Records with drawing code:
.....
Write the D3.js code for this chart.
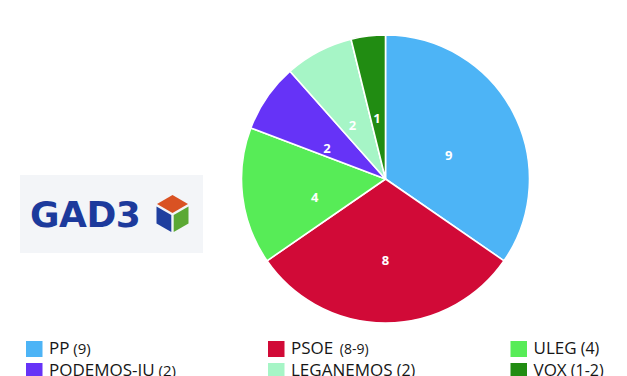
<!DOCTYPE html>
<html>
<head>
<meta charset="utf-8">
<script src="https://cdn.jsdelivr.net/npm/d3@7"></script>
<style>
  html, body { margin: 0; padding: 0; background: #ffffff; }
  svg { display: block; }
</style>
</head>
<body>
<svg id="chart" width="627" height="376"></svg>
<script>
// ---- Data ----
const parties = ["PP", "PSOE", "ULEG", "PODEMOS-IU", "LEGANEMOS", "VOX"];
const seats = [9, 8, 4, 2, 2, 1];
const ranges = ["(9)", "(8-9)", "(4)", "(2)", "(2)", "(1-2)"];
const colors = ["#4db4f6", "#d10a37", "#57ec57", "#6633f7", "#a6f5c6", "#218c12"];

const W = 627, H = 376;
const svg = d3.select("#chart");
svg.append("rect").attr("width", W).attr("height", H).attr("fill", "#ffffff");

// ---- Logo (decoration) ----
const logo = svg.append("g");
logo.append("rect").attr("x", 20).attr("y", 175).attr("width", 183).attr("height", 78).attr("fill", "#f3f5f8");
logo.append("text").attr("x", 30).attr("y", 227)
  .attr("font-family", "DejaVu Sans").attr("font-weight", 700).attr("font-size", 36)
  .attr("fill", "#1c3a9c").attr("letter-spacing", "-0.5").text("GAD3");
const cx0 = 172.5;
logo.append("path").attr("d", `M${cx0},195 L${cx0+15.5},204 L${cx0},213 L${cx0-15.5},204 Z`).attr("fill", "#d95223");
logo.append("path").attr("d", `M${cx0-16},206.5 L${cx0-1.2},215 L${cx0-1.2},232 L${cx0-16},223.5 Z`).attr("fill", "#1f3f9f");
logo.append("path").attr("d", `M${cx0+1.2},215 L${cx0+16},206.5 L${cx0+16},223.5 L${cx0+1.2},232 Z`).attr("fill", "#5ba834");

// ---- Pie ----
const cx = 385.5, cy = 179, R = 144;
const pie = d3.pie().sort(null).value(d => d)(seats);
const arc = d3.arc().innerRadius(0).outerRadius(R);
const labelArc = d3.arc().innerRadius(0).outerRadius(R * 0.99);
const g = svg.append("g").attr("transform", `translate(${cx},${cy})`);
g.selectAll("path.slice").data(pie).join("path")
  .attr("class", "slice")
  .attr("d", arc)
  .attr("fill", (d, i) => colors[i])
  .attr("stroke", "#ffffff").attr("stroke-width", 1.6).attr("stroke-linejoin", "round");
g.selectAll("text.val").data(pie).join("text")
  .attr("class", "val")
  .attr("x", d => labelArc.centroid(d)[0])
  .attr("y", d => labelArc.centroid(d)[1] + 14.5)
  .attr("text-anchor", "middle")
  .attr("font-family", "Open Sans").attr("font-weight", 700).attr("font-size", 13)
  .attr("fill", "#ffffff")
  .text(d => d.data);

// ---- Legend ----
const colX = d3.scaleOrdinal().domain([0, 1, 2]).range([26, 268, 510.5]);
const rowY = d3.scaleOrdinal().domain([0, 1]).range([341, 363]);
const subSize = [15, 14, 16, 15, 16, 16];
const leg = svg.append("g");
parties.forEach((p, i) => {
  const col = i % 3, row = Math.floor(i / 3);
  const x = colX(col), y = rowY(row);
  leg.append("rect").attr("x", x).attr("y", y).attr("width", 16.5).attr("height", 16).attr("fill", colors[i]);
  const t = leg.append("text")
    .attr("x", x + 23).attr("y", y + 13.3)
    .attr("font-family", "Open Sans").attr("font-size", 17).attr("fill", "#161616");
  t.append("tspan").text(p);
  t.append("tspan").attr("font-size", subSize[i]).attr("dx", i === 1 ? 3 : 0).text(" " + ranges[i]);
});
</script>
</body>
</html>
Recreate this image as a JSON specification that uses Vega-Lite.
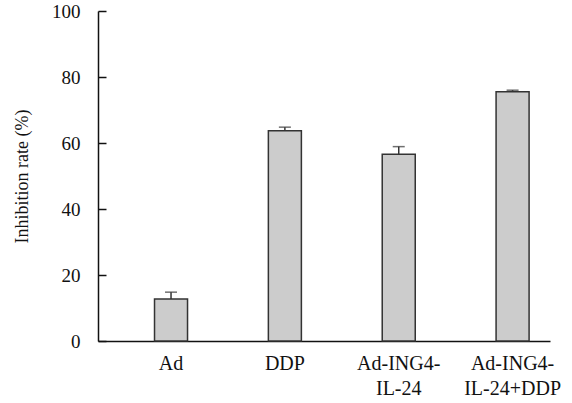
{
  "$schema": "https://vega.github.io/schema/vega-lite/v6.json",
  "width": 452,
  "height": 330,
  "autosize": {"type": "none"},
  "padding": {"left": 98, "top": 11, "right": 22, "bottom": 62},
  "background": "white",
  "config": {
    "view": {"stroke": null},
    "font": "Liberation Serif",
    "axis": {"grid": false, "domainColor": "#111", "tickColor": "#111", "domainWidth": 1.5, "tickWidth": 1.5, "labelColor": "#111", "titleColor": "#111", "labelFont": "Liberation Serif", "titleFont": "Liberation Serif"}
  },
  "data": {
    "values": [
      {"group": "Ad", "rate": 12.7, "upper": 14.8},
      {"group": "DDP", "rate": 63.7, "upper": 64.8},
      {"group": "Ad-ING4-IL-24", "rate": 56.6, "upper": 58.9},
      {"group": "Ad-ING4-IL-24+DDP", "rate": 75.5, "upper": 76.0}
    ]
  },
  "encoding": {
    "x": {
      "field": "group",
      "type": "nominal",
      "sort": null,
      "scale": {"paddingInner": 0.71, "paddingOuter": 0.34, "align": 0.73},
      "axis": {
        "title": null,
        "labelAngle": 0,
        "ticks": false,
        "labelPadding": 12,
        "labelFontSize": 20,
        "labelLineHeight": 25,
        "labelBaseline": "top",
        "labelExpr": "datum.label == 'Ad-ING4-IL-24' ? ['Ad-ING4-', 'IL-24'] : datum.label == 'Ad-ING4-IL-24+DDP' ? ['Ad-ING4-', 'IL-24+DDP'] : datum.label"
      }
    }
  },
  "layer": [
    {
      "mark": {"type": "bar", "fill": "#cccccc", "stroke": "#333333", "strokeWidth": 1.5},
      "encoding": {
        "y": {
          "field": "rate",
          "type": "quantitative",
          "scale": {"domain": [0, 100], "nice": false},
          "axis": {
            "title": "Inhibition rate (%)",
            "titleFontSize": 18,
            "titleFontWeight": "normal",
            "titlePadding": 20,
            "values": [0, 20, 40, 60, 80, 100],
            "tickSize": -8,
            "labelPadding": 26,
            "labelFontSize": 19
          }
        }
      }
    },
    {
      "mark": {"type": "rule", "stroke": "#333333", "strokeWidth": 1.5},
      "encoding": {
        "y": {"field": "rate", "type": "quantitative"},
        "y2": {"field": "upper"}
      }
    },
    {
      "mark": {"type": "tick", "color": "#333333", "thickness": 1.5, "size": 12, "orient": "horizontal"},
      "encoding": {
        "y": {"field": "upper", "type": "quantitative"}
      }
    }
  ]
}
.....
◆ **Do this**: Your copy should repeat each entry above exactly but contain no pictures.

◆ **Output for this task**:
Write the D3.js code for this chart.
<!DOCTYPE html>
<html>
<head>
<meta charset="utf-8">
<script src="https://cdn.jsdelivr.net/npm/d3@7"></script>
<style>
  html, body { margin: 0; padding: 0; background: #ffffff; }
  svg { display: block; }
</style>
</head>
<body>
<svg id="chart" width="627" height="376"></svg>
<script>
// ---- Data ----
const parties = ["PP", "PSOE", "ULEG", "PODEMOS-IU", "LEGANEMOS", "VOX"];
const seats = [9, 8, 4, 2, 2, 1];
const ranges = ["(9)", "(8-9)", "(4)", "(2)", "(2)", "(1-2)"];
const colors = ["#4db4f6", "#d10a37", "#57ec57", "#6633f7", "#a6f5c6", "#218c12"];

const W = 627, H = 376;
const svg = d3.select("#chart");
svg.append("rect").attr("width", W).attr("height", H).attr("fill", "#ffffff");

// ---- Logo (decoration) ----
const logo = svg.append("g");
logo.append("rect").attr("x", 20).attr("y", 175).attr("width", 183).attr("height", 78).attr("fill", "#f3f5f8");
logo.append("text").attr("x", 30).attr("y", 227)
  .attr("font-family", "DejaVu Sans").attr("font-weight", 700).attr("font-size", 36)
  .attr("fill", "#1c3a9c").attr("letter-spacing", "-0.5").text("GAD3");
const cx0 = 172.5;
logo.append("path").attr("d", `M${cx0},195 L${cx0+15.5},204 L${cx0},213 L${cx0-15.5},204 Z`).attr("fill", "#d95223");
logo.append("path").attr("d", `M${cx0-16},206.5 L${cx0-1.2},215 L${cx0-1.2},232 L${cx0-16},223.5 Z`).attr("fill", "#1f3f9f");
logo.append("path").attr("d", `M${cx0+1.2},215 L${cx0+16},206.5 L${cx0+16},223.5 L${cx0+1.2},232 Z`).attr("fill", "#5ba834");

// ---- Pie ----
const cx = 385.5, cy = 179, R = 144;
const pie = d3.pie().sort(null).value(d => d)(seats);
const arc = d3.arc().innerRadius(0).outerRadius(R);
const labelArc = d3.arc().innerRadius(0).outerRadius(R * 0.99);
const g = svg.append("g").attr("transform", `translate(${cx},${cy})`);
g.selectAll("path.slice").data(pie).join("path")
  .attr("class", "slice")
  .attr("d", arc)
  .attr("fill", (d, i) => colors[i])
  .attr("stroke", "#ffffff").attr("stroke-width", 1.6).attr("stroke-linejoin", "round");
g.selectAll("text.val").data(pie).join("text")
  .attr("class", "val")
  .attr("x", d => labelArc.centroid(d)[0])
  .attr("y", d => labelArc.centroid(d)[1] + 14.5)
  .attr("text-anchor", "middle")
  .attr("font-family", "Open Sans").attr("font-weight", 700).attr("font-size", 13)
  .attr("fill", "#ffffff")
  .text(d => d.data);

// ---- Legend ----
const colX = d3.scaleOrdinal().domain([0, 1, 2]).range([26, 268, 510.5]);
const rowY = d3.scaleOrdinal().domain([0, 1]).range([341, 363]);
const subSize = [15, 14, 16, 15, 16, 16];
const leg = svg.append("g");
parties.forEach((p, i) => {
  const col = i % 3, row = Math.floor(i / 3);
  const x = colX(col), y = rowY(row);
  leg.append("rect").attr("x", x).attr("y", y).attr("width", 16.5).attr("height", 16).attr("fill", colors[i]);
  const t = leg.append("text")
    .attr("x", x + 23).attr("y", y + 13.3)
    .attr("font-family", "Open Sans").attr("font-size", 17).attr("fill", "#161616");
  t.append("tspan").text(p);
  t.append("tspan").attr("font-size", subSize[i]).attr("dx", i === 1 ? 3 : 0).text(" " + ranges[i]);
});
</script>
</body>
</html>
Recreate this image as a JSON specification that uses Vega-Lite.
{
  "$schema": "https://vega.github.io/schema/vega-lite/v6.json",
  "width": 452,
  "height": 330,
  "autosize": {"type": "none"},
  "padding": {"left": 98, "top": 11, "right": 22, "bottom": 62},
  "background": "white",
  "config": {
    "view": {"stroke": null},
    "font": "Liberation Serif",
    "axis": {"grid": false, "domainColor": "#111", "tickColor": "#111", "domainWidth": 1.5, "tickWidth": 1.5, "labelColor": "#111", "titleColor": "#111", "labelFont": "Liberation Serif", "titleFont": "Liberation Serif"}
  },
  "data": {
    "values": [
      {"group": "Ad", "rate": 12.7, "upper": 14.8},
      {"group": "DDP", "rate": 63.7, "upper": 64.8},
      {"group": "Ad-ING4-IL-24", "rate": 56.6, "upper": 58.9},
      {"group": "Ad-ING4-IL-24+DDP", "rate": 75.5, "upper": 76.0}
    ]
  },
  "encoding": {
    "x": {
      "field": "group",
      "type": "nominal",
      "sort": null,
      "scale": {"paddingInner": 0.71, "paddingOuter": 0.34, "align": 0.73},
      "axis": {
        "title": null,
        "labelAngle": 0,
        "ticks": false,
        "labelPadding": 12,
        "labelFontSize": 20,
        "labelLineHeight": 25,
        "labelBaseline": "top",
        "labelExpr": "datum.label == 'Ad-ING4-IL-24' ? ['Ad-ING4-', 'IL-24'] : datum.label == 'Ad-ING4-IL-24+DDP' ? ['Ad-ING4-', 'IL-24+DDP'] : datum.label"
      }
    }
  },
  "layer": [
    {
      "mark": {"type": "bar", "fill": "#cccccc", "stroke": "#333333", "strokeWidth": 1.5},
      "encoding": {
        "y": {
          "field": "rate",
          "type": "quantitative",
          "scale": {"domain": [0, 100], "nice": false},
          "axis": {
            "title": "Inhibition rate (%)",
            "titleFontSize": 18,
            "titleFontWeight": "normal",
            "titlePadding": 20,
            "values": [0, 20, 40, 60, 80, 100],
            "tickSize": -8,
            "labelPadding": 26,
            "labelFontSize": 19
          }
        }
      }
    },
    {
      "mark": {"type": "rule", "stroke": "#333333", "strokeWidth": 1.5},
      "encoding": {
        "y": {"field": "rate", "type": "quantitative"},
        "y2": {"field": "upper"}
      }
    },
    {
      "mark": {"type": "tick", "color": "#333333", "thickness": 1.5, "size": 12, "orient": "horizontal"},
      "encoding": {
        "y": {"field": "upper", "type": "quantitative"}
      }
    }
  ]
}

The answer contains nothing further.